The hourlong episode followed a familiar talk-show structure, with Colbert opening with a monologue before moving into interviews and bits. The show’s regular hosts, Michelle Baumann and Kaye Lani Rae Rafko Wilson, also known as Miss America 1988, joined him as guests. Colbert also welcomed several Michigan-connected figures, including Jack White, who served as musical director and performed using a boombox and reel-to-reel player; Byron Allen, who now occupies Colbert’s former time slot with “Comics Unleashed”; and rapper Eminem. Actor Steve Buscemi also made a cameo in a playful local-ad spot for Buscemi’s Pizza & Subs, which he described as a public service announcement.
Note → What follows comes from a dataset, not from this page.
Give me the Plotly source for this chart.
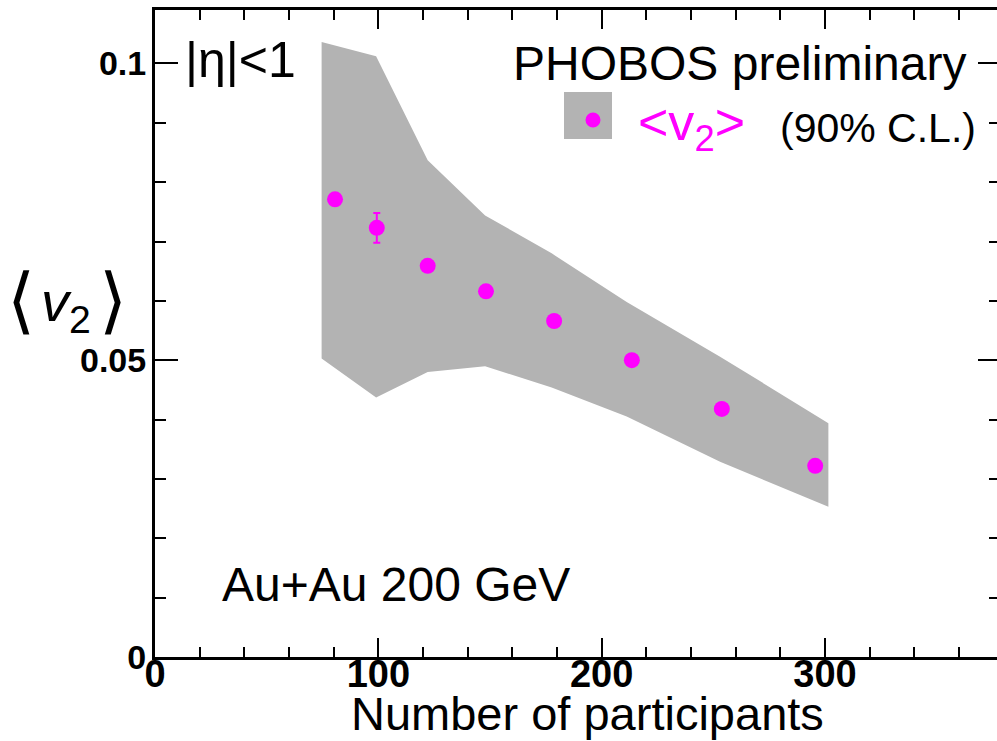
import plotly.graph_objects as go

# ---- data ----
npart = [80.6, 99.3, 122.1, 148.2, 178.7, 213.5, 253.8, 295.6]
v2 = [0.0771, 0.0723, 0.0659, 0.0616, 0.0566, 0.0500, 0.0418, 0.0322]
v2_err = [0, 0.0025, 0, 0, 0, 0, 0, 0]

band_x = [74.6, 99.0, 122.1, 147.8, 177.6, 211.2, 253.0, 301.5]
band_upper = [0.1036, 0.1012, 0.0837, 0.0744, 0.0680, 0.0598, 0.0506, 0.0394]
band_lower = [0.0503, 0.0437, 0.0480, 0.0490, 0.0454, 0.0405, 0.0329, 0.0253]

x_tickvals = [0, 100, 200, 300]
x_ticktext = ["<b>0</b>", "<b>100</b>", "<b>200</b>", "<b>300</b>"]
y_tickvals = [0, 0.05, 0.1]
y_ticktext = ["<b>0</b>", "<b>0.05</b>", "<b>0.1</b>"]

# ---- layout geometry (pixels) ----
W, H = 997, 741
L, R, T, B = 155, 997, 10, 657
PW, PH = R - L, B - T

def px(xp):
    return (xp - L) / PW

def py(yp):
    return (B - yp) / PH

FONT = "Liberation Sans, Arial, Helvetica, sans-serif"
GRAY = "#b3b3b3"
MAG = "#ff00ff"

fig = go.Figure()

fig.add_trace(go.Scatter(
    x=band_x + band_x[::-1],
    y=band_upper + band_lower[::-1],
    fill="toself", fillcolor=GRAY, mode="lines",
    line=dict(width=0, color=GRAY), hoverinfo="skip", showlegend=False,
))

fig.add_trace(go.Scatter(
    x=npart, y=v2, mode="markers",
    marker=dict(size=16, color=MAG, line=dict(width=0)),
    error_y=dict(type="data", array=v2_err, visible=True, color=MAG,
                 thickness=2, width=3.5),
    showlegend=False,
))

# invisible trace for right-side ticks axis
fig.add_trace(go.Scatter(x=[0], y=[0], yaxis="y2", mode="markers",
                         marker=dict(opacity=0), showlegend=False, hoverinfo="skip"))

fig.update_layout(
    width=W, height=H,
    margin=dict(l=L, r=W - R, t=T, b=H - B),
    plot_bgcolor="white", paper_bgcolor="white",
    font=dict(family=FONT, color="black"),
    showlegend=False,
    xaxis=dict(
        range=[0, 377], showgrid=False, zeroline=False,
        showline=True, linewidth=3, linecolor="black", mirror="ticks",
        ticks="inside", ticklen=19, tickwidth=2, tickcolor="black",
        tickvals=x_tickvals, ticktext=x_ticktext,
        tickfont=dict(family=FONT, size=38, color="black"),
        ticklabelstandoff=-19,
        minor=dict(dtick=20, tick0=0, ticks="inside", ticklen=10,
                   tickwidth=1.5, tickcolor="black", showgrid=False),
    ),
    yaxis=dict(
        range=[0, 0.109], showgrid=False, zeroline=False,
        showline=True, linewidth=3, linecolor="black",
        ticks="inside", ticklen=23, tickwidth=2, tickcolor="black",
        tickvals=y_tickvals, ticktext=y_ticktext,
        tickfont=dict(family=FONT, size=34, color="black"),
        ticklabelstandoff=-1,
        minor=dict(dtick=0.01, tick0=0, ticks="inside", ticklen=11,
                   tickwidth=1.5, tickcolor="black", showgrid=False),
    ),
    yaxis2=dict(
        range=[0, 0.109], overlaying="y", side="right", showgrid=False,
        zeroline=False, showline=False, showticklabels=False,
        ticks="inside", ticklen=19, tickwidth=1.5, tickcolor="black",
        tickvals=y_tickvals,
        minor=dict(dtick=0.01, tick0=0, ticks="inside", ticklen=8,
                   tickwidth=1.5, tickcolor="black", showgrid=False),
    ),
)

def text(s, xp, yp, size, color="black", xanchor="left", yanchor="middle"):
    fig.add_annotation(text=s, x=px(xp), y=py(yp), xref="paper", yref="paper",
                       xanchor=xanchor, yanchor=yanchor, showarrow=False,
                       font=dict(family=FONT, size=size, color=color))

text("|η|<1", 183, 60, 50)
text("PHOBOS preliminary", 511, 63, 48)
text("&lt;v<sub>2</sub>&gt;", 636, 126, 52, color=MAG)
text("(90% C.L.)", 778, 128, 41)
text("Au+Au 200 GeV", 220, 584, 48)
text("Number of participants", 587, 713, 47, xanchor="center")
# y-axis title pieces
text("⟨", 21, 300, 72, xanchor="center")
text("<i>v</i><sub>2</sub>", 66, 305, 56, xanchor="center")
text("⟩", 113, 300, 72, xanchor="center")

# legend key
fig.add_shape(type="rect", xref="paper", yref="paper",
              x0=px(564), x1=px(612), y0=py(139), y1=py(92),
              fillcolor=GRAY, line=dict(width=0))
fig.add_shape(type="circle", xref="paper", yref="paper",
              x0=px(585.5), x1=px(600.5), y0=py(127.5), y1=py(112.5),
              fillcolor=MAG, line=dict(width=0))

fig.write_html("out.html")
Throughout the broadcast, Colbert took part in a series of local-themed segments, including drinking shots of a locally distilled alcohol, tasting Monroe-style chili dogs and helping make peanut butter, potato chip and barbecue sauce sandwiches with actor Jeff Daniels, who lives in Michigan. Some of the food segment humor came from the show’s loose, small-production feel, including a joke that the program mixed up which hot dog came from which restaurant.
Colbert’s appearance was also a callback to his earlier 2015 guest host stint on “Only in Monroe,” which took place just months before he succeeded David Letterman on “The Late Show.” At the time, he interviewed the Monroe hosts and welcomed Eminem, introducing him as a local Michigander making a name for himself in music. Colbert referenced that earlier visit during his CBS farewell, noting the audience had been just a dozen people and suggesting that, in modern show business, that might be his next destination.
The episode ended with a theatrical sign-off: Colbert and his guests smashed the set with hammers and then set it on fire in a dumpster outside, closing out the one-night-only return with a joke about destruction, reinvention and the end of an era.